New York’s district attorney, Alvin Bragg, also accused Mr. Mangione of murdering “as an act of terrorism,” an aggravating factor that could ensure that he is sentenced to a life in prison without the possibility of parole. New York’s death penalty was declared unconstitutional in 2004, and in 2007 the last remaining death sentence was reduced to life in prison. The federal government, though, can still secure the ultimate punishment.

The Constitution ordains in the Fifth Amendment that no person shall be “subject for the same offence to be twice put in jeopardy of life or limb.” The Supreme Court, though, has ruled that under the “dual sovereignty doctrine” a defendant can be charged by both the state and federal governments for the same deed. In 2019, in Gamble v. United States, the majority held that “where there are two sovereigns, there are two laws, and two ‘offences.’”

Yet Gamble has two dissents that, while not binding, are indelible.
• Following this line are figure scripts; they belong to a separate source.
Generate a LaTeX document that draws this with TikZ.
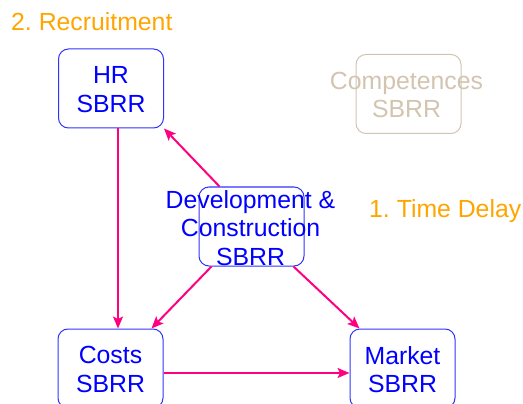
\documentclass[tikz,border=0pt]{standalone}
\usepackage{fontspec}
\setmainfont{Liberation Sans}
\frenchspacing
\usetikzlibrary{arrows.meta,calc}
\definecolor{txtblue}{RGB}{0,0,255}
\definecolor{boxblue}{RGB}{50,50,255}
\definecolor{arrpink}{RGB}{255,0,128}
\definecolor{orangetxt}{RGB}{255,165,0}
\definecolor{tan}{RGB}{210,196,176}
\tikzset{
  sbox/.style={draw=boxblue, line width=1pt, rounded corners=10pt, minimum width=105pt, minimum height=79pt, inner sep=0pt},
  fadedbox/.style={sbox, draw=tan},
  btext/.style={text=txtblue, align=center, inner sep=0pt, font=\fontsize{24.8}{28.3}\selectfont},
  ftext/.style={btext, text=tan},
  otext/.style={text=orangetxt, inner sep=0pt, anchor=base west, font=\fontsize{24.8}{28.3}\selectfont},
  conn/.style={draw=arrpink, line width=2pt, -{Stealth[length=12pt,width=10pt,inset=2.5pt]}}
}
\begin{document}
\begin{tikzpicture}[x=1pt,y=-1pt]
\useasboundingbox (0,0) rectangle (523,404);
\node[sbox] (hr) at (111,88.5) {};
\node[btext] (hrt) at ($(hr.center)+(0,1)$) {HR\\SBRR};
\node[fadedbox] (comp) at (408.5,94) {};
\node[ftext] (compt) at ($(comp.center)+(-2,1)$) {Competences\\SBRR};
\node[sbox] (dev) at (251.5,226.5) {};
\node[btext] (devt) at ($(dev.center)+(-1,1.5)$) {Development \&\\Construction\\SBRR};
\node[sbox] (costs) at (110.5,368.5) {};
\node[btext] (costst) at ($(costs.center)+(0,1)$) {Costs\\SBRR};
\node[sbox] (market) at (402.5,368.5) {};
\node[btext] (marketst) at ($(market.center)+(0,1)$) {Market\\SBRR};
\node[otext] (rec) at (11,31) {2. Recruitment};
\node[otext] (td) at (369,217.5) {1. Time Delay};
\draw[conn] (hr.south -| 118,0) -- (costs.north -| 118,0);
\draw[conn] ($(dev.north west)+(21,0)$) -- (hr.south east);
\draw[conn] ($(dev.south west)+(13,0)$) -- ($(costs.north east)+(-12,0)$);
\draw[conn] ($(dev.south east)+(-11,0)$) -- ($(market.north west)+(10,0)$);
\draw[conn] (costs.east |- 0,373) -- (market.west |- 0,373);
\end{tikzpicture}
\end{document}
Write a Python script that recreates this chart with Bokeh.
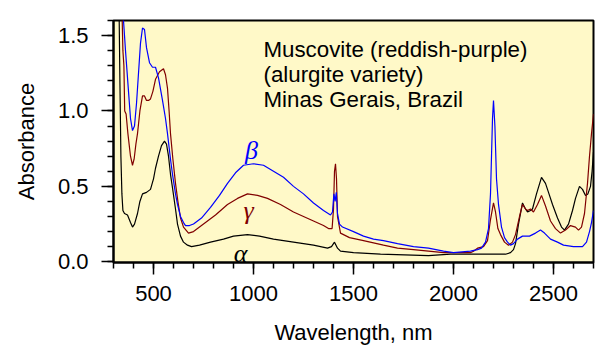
from bokeh.plotting import figure
from bokeh.models import FixedTicker, PrintfTickFormatter, Range1d, Label
from bokeh.embed import file_html
from bokeh.resources import INLINE

# Beta (blue)
beta_wl = [340, 350, 360, 375, 385, 395, 405, 415, 425, 435, 445, 455, 465, 480, 495, 510, 525, 545, 560, 570,
           585, 595, 610, 620, 635, 650, 660, 680, 700, 740, 785, 830, 870, 910, 950, 1000, 1050, 1100, 1150, 1200,
           1250, 1300, 1350, 1385, 1395, 1402, 1408, 1414, 1420, 1430, 1445, 1500, 1550, 1600, 1650, 1720, 1800,
           1875, 1950, 2000, 2085, 2120, 2140, 2160, 2175, 2185, 2195, 2200, 2207, 2215, 2225, 2240, 2255, 2270,
           2285, 2300, 2320, 2345, 2380, 2410, 2435, 2455, 2485, 2520, 2550, 2600, 2645, 2665, 2680, 2690, 2700]
beta_abs = [1.75, 1.60, 1.40, 1.13, 0.95, 0.87, 0.90, 1.05, 1.25, 1.45, 1.55, 1.54, 1.42, 1.32, 1.29, 1.29, 1.22,
            1.07, 0.95, 0.85, 0.68, 0.58, 0.45, 0.38, 0.30, 0.26, 0.24, 0.24, 0.25, 0.29, 0.36, 0.44, 0.52, 0.59,
            0.64, 0.65, 0.64, 0.60, 0.56, 0.50, 0.45, 0.39, 0.34, 0.31, 0.33, 0.45, 0.40, 0.46, 0.32, 0.25, 0.23,
            0.20, 0.17, 0.15, 0.14, 0.12, 0.10, 0.09, 0.07, 0.06, 0.07, 0.08, 0.09, 0.13, 0.22, 0.45, 0.95, 1.07,
            0.90, 0.55, 0.38, 0.23, 0.16, 0.13, 0.11, 0.12, 0.15, 0.17, 0.17, 0.19, 0.21, 0.19, 0.15, 0.13, 0.11,
            0.10, 0.10, 0.13, 0.20, 0.26, 0.34]

# Gamma (dark red)
gamma_wl = [340, 347, 352, 356, 363, 372, 385, 395, 403, 412, 420, 432, 445, 455, 465, 475, 485, 497, 510, 530,
            550, 560, 570, 578, 585, 597, 610, 622, 635, 650, 675, 700, 750, 810, 870, 920, 970, 1020, 1070, 1135,
            1200, 1250, 1300, 1350, 1375, 1393, 1400, 1405, 1410, 1415, 1420, 1435, 1480, 1550, 1650, 1720, 1800,
            1875, 1950, 2085, 2100, 2120, 2150, 2170, 2185, 2200, 2210, 2222, 2235, 2255, 2275, 2295, 2310, 2330,
            2345, 2360, 2370, 2385, 2400, 2420, 2440, 2460, 2485, 2510, 2535, 2560, 2585, 2610, 2625, 2640, 2655,
            2670, 2680, 2690, 2700]
gamma_abs = [1.80, 1.40, 1.30, 1.00, 0.98, 0.85, 0.70, 0.64, 0.68, 0.78, 0.85, 1.00, 1.10, 1.10, 1.07, 1.07, 1.08,
             1.13, 1.21, 1.26, 1.28, 1.24, 1.15, 1.00, 0.85, 0.68, 0.52, 0.40, 0.29, 0.23, 0.19, 0.20, 0.25, 0.31,
             0.38, 0.42, 0.45, 0.44, 0.42, 0.38, 0.33, 0.30, 0.27, 0.24, 0.22, 0.22, 0.35, 0.60, 0.65, 0.55, 0.30,
             0.19, 0.16, 0.14, 0.11, 0.09, 0.08, 0.07, 0.06, 0.06, 0.07, 0.09, 0.10, 0.14, 0.28, 0.39, 0.33, 0.22,
             0.18, 0.13, 0.11, 0.13, 0.18, 0.30, 0.38, 0.35, 0.34, 0.35, 0.33, 0.38, 0.44, 0.37, 0.27, 0.22, 0.19,
             0.21, 0.24, 0.23, 0.21, 0.23, 0.32, 0.52, 0.70, 0.85, 0.98]

# Alpha (black)
alpha_wl = [325, 332, 337, 342, 347, 355, 370, 385, 395, 405, 420, 432, 445, 465, 485, 500, 510, 525, 540, 555,
            565, 575, 585, 595, 610, 620, 635, 650, 670, 690, 730, 785, 850, 900, 970, 1030, 1100, 1150, 1250,
            1300, 1370, 1390, 1405, 1420, 1435, 1500, 1635, 1875, 1985, 2085, 2140, 2200, 2260, 2285, 2300, 2310,
            2325, 2345, 2360, 2370, 2385, 2395, 2415, 2440, 2460, 2475, 2495, 2520, 2540, 2555, 2575, 2595, 2610,
            2630, 2645, 2660, 2672, 2685, 2693, 2700]
alpha_abs = [2.00, 1.20, 0.70, 0.45, 0.34, 0.32, 0.31, 0.26, 0.23, 0.25, 0.32, 0.40, 0.45, 0.46, 0.48, 0.55, 0.62,
             0.70, 0.77, 0.80, 0.78, 0.70, 0.58, 0.49, 0.35, 0.25, 0.17, 0.13, 0.11, 0.10, 0.11, 0.13, 0.15, 0.17,
             0.18, 0.17, 0.15, 0.14, 0.12, 0.11, 0.09, 0.10, 0.13, 0.09, 0.07, 0.06, 0.05, 0.04, 0.05, 0.05, 0.05,
             0.05, 0.05, 0.06, 0.08, 0.12, 0.25, 0.39, 0.35, 0.33, 0.34, 0.35, 0.45, 0.56, 0.52, 0.46, 0.38, 0.29,
             0.23, 0.21, 0.25, 0.34, 0.42, 0.50, 0.48, 0.44, 0.45, 0.50, 0.60, 0.73]

x_major = [500, 1000, 1500, 2000, 2500]
x_minor = list(range(300, 2701, 100))
y_major = [0.0, 0.5, 1.0, 1.5]
y_minor = [i / 10 for i in range(0, 17)]

title_lines = ["Muscovite (reddish-purple)", "(alurgite variety)", "Minas Gerais, Brazil"]

FONT = "Liberation Sans"

p = figure(width=616, height=356, output_backend="svg", toolbar_location=None,
           x_range=Range1d(300, 2700), y_range=Range1d(-0.005, 1.6),
           min_border_left=113, min_border_right=23, min_border_top=20, min_border_bottom=94)
p.border_fill_color = "white"
p.background_fill_color = "#FFF9C8"
p.outline_line_color = "black"
p.outline_line_width = 2
p.grid.visible = False

p.line(alpha_wl, alpha_abs, color="black", line_width=1.2)
p.line(gamma_wl, gamma_abs, color="#800000", line_width=1.2)
p.line(beta_wl, beta_abs, color="#0000FF", line_width=1.2)

for ax in (p.xaxis[0], p.yaxis[0]):
    ax.axis_line_width = 2
    ax.axis_line_color = "black"
    ax.major_tick_in = 0
    ax.major_tick_out = 12
    ax.minor_tick_in = 0
    ax.minor_tick_out = 6
    ax.major_tick_line_width = 1.5
    ax.minor_tick_line_width = 1.5
    ax.major_label_text_font = FONT
    ax.major_label_text_font_size = "22px"
    ax.major_label_text_color = "black"
    ax.axis_label_text_font = FONT
    ax.axis_label_text_font_size = "22px"
    ax.axis_label_text_font_style = "normal"
    ax.axis_label_text_color = "black"

p.xaxis.ticker = FixedTicker(ticks=x_major, minor_ticks=x_minor)
p.yaxis.ticker = FixedTicker(ticks=y_major, minor_ticks=y_minor)
p.yaxis.formatter = PrintfTickFormatter(format="%.1f")
p.xaxis.axis_label = "Wavelength, nm"
p.yaxis.axis_label = "Absorbance"
p.xaxis.major_label_standoff = 11
p.yaxis.major_label_standoff = 13
p.xaxis.axis_label_standoff = 16
p.yaxis.axis_label_standoff = 16

for i, line in enumerate(title_lines):
    p.add_layout(Label(x=1050, y=1.41 - i * 0.1656, text=line, text_font=FONT,
                       text_font_size="22.3px", text_color="black", text_baseline="alphabetic"))

greek = [("β", 990, 0.735, "#0000FF"), ("γ", 975, 0.338, "#800000"), ("α", 935, 0.053, "black")]
for t, gx, gy, c in greek:
    p.add_layout(Label(x=gx, y=gy, text=t, text_font="Liberation Serif", text_font_style="italic",
                       text_font_size="26px", text_color=c, text_align="center", text_baseline="alphabetic"))

open("out.html", "w").write(file_html(p, INLINE))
They were penned by a judicial odd couple, Justices Neil Gorsuch and Ruth Bader Ginsburg. The case featured a man convicted in Alabama. Uncle Sam, dissatisfied with Alabama’s sentence, charged him for the same deed. Justice Gorsuch thundered that a “free society does not allow its government to try the same individual for the same crime until it’s happy with the result.”

Ginsburg wrote that she would hold that “the Double Jeopardy Clause bars ‘successive prosecutions [for the same offense] by parts of the whole USA.’” Terance Gamble was convicted first by Alabama and received a year in prison. He then pleaded guilty to charges brought by the Department of Justice, and was sentenced to 46 months behind bars by what Ginsburg called “metaphysical subtleties” rather than constitutional bedrock. 

Justice Gorsuch warns of allowing the state and federal governments to “unleash all their might in multiple prosecutions against an individual” for the same offense. He traces, with Blackstone, the ban on double jeopardy as far back as “Athens” and the “Jewish republic.” Justice Joseph Story called it “one of the great privileges secured by the common law.” Justice Gorsuch posits that an “ordinary reader” would grasp double jeopardy’s injustice.

To underscore the point, Justice Gorsuch quotes 82 Federalist, where Hamilton writes that “Different parts of the ‘WHOLE’ United States should not be positioned to prosecute a defendant a second time for the same offense.” It is no wonder that some could have doubts in respect of Mr. Bragg’s ability to pull off this prosecution. That is something New Yorkers could take with them to the polls next year, when he is on the ballot.